Source: Me-Ality website

Source: Me-Ality website

Though the lack of standardization in clothing size may be annoying for consumers, it’s great inspiration for entrepreneurs. On a recent trip to southern California, my mom showed me a machine called Me-Ality. Me-Ality functions like one of those scanners at the airport:  you step in, put your arms to the side, and it collects data from points of reference across many parts of your body. The machine’s computer then spits out a list of brands and sizes that should fit you best, based on your specific body type. The machine I used was at a Bloomingdales and was configured to only share results about denim brands sold at that specific store, but Me-Ality’s website claims that their machines can also help with other types of clothing and a really large list of brands.

Once I exited the machine, the Bloomingdales saleswoman asked which cuts of jeans I prefer (skinny, bootcut, etc.) and then took me through a list of about 15 styles that the Me-Ality machine had tagged as best for my body. The list was very specific: it included brand, fit and leg style.  I didn’t actually get to go try the jeans on that day due to time constraints, but I’ll definitely head to a different Bloomingdales another day to see just how fitting the suggestions were (pun intended).
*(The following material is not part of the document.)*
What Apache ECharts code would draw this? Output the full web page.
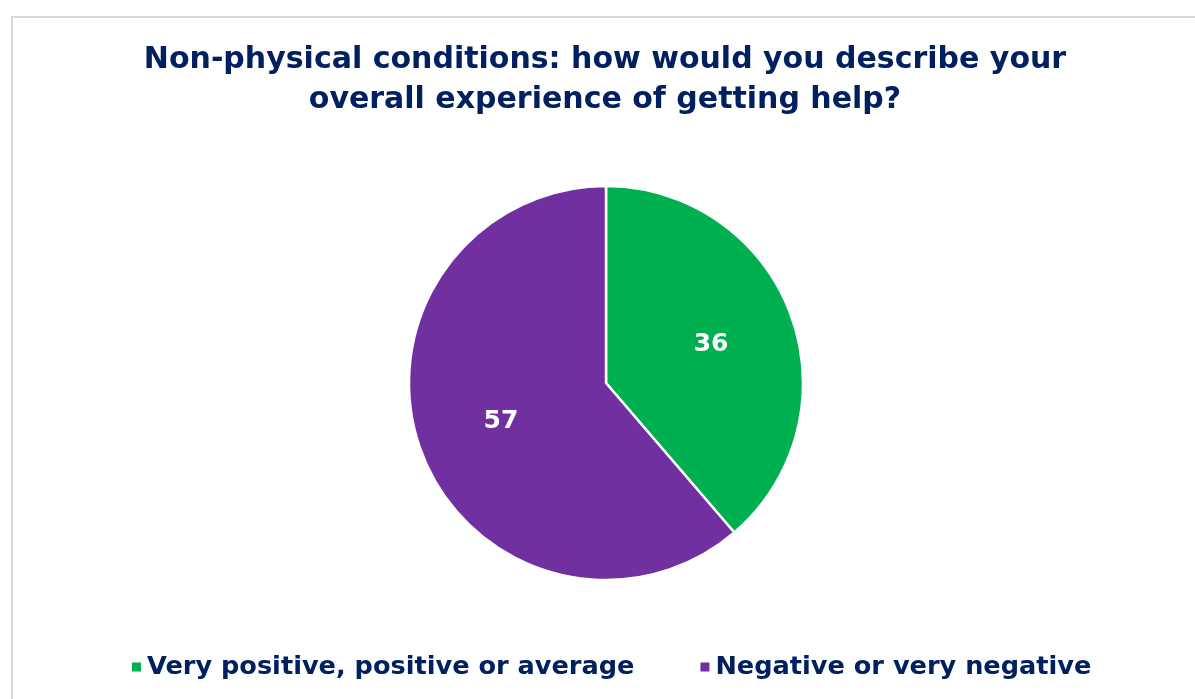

The results would obviously be quite different at a different store, depending on that store’s particular range of merchandise. Since my machine was at a Bloomingdales, my results were all at a higher price point. But it looks like machines are sometimes installed in a mall’s common areas, which would probably mean a greater range of clothing pieces and brands. I don’t think I’d step into one of these machines every time I needed to shop- after all, so much of the fun of shopping comes browsing without any true purpose or plan. But when it comes to things like basic t’s or jeans, I definitely could see the merit of getting a little help from technology.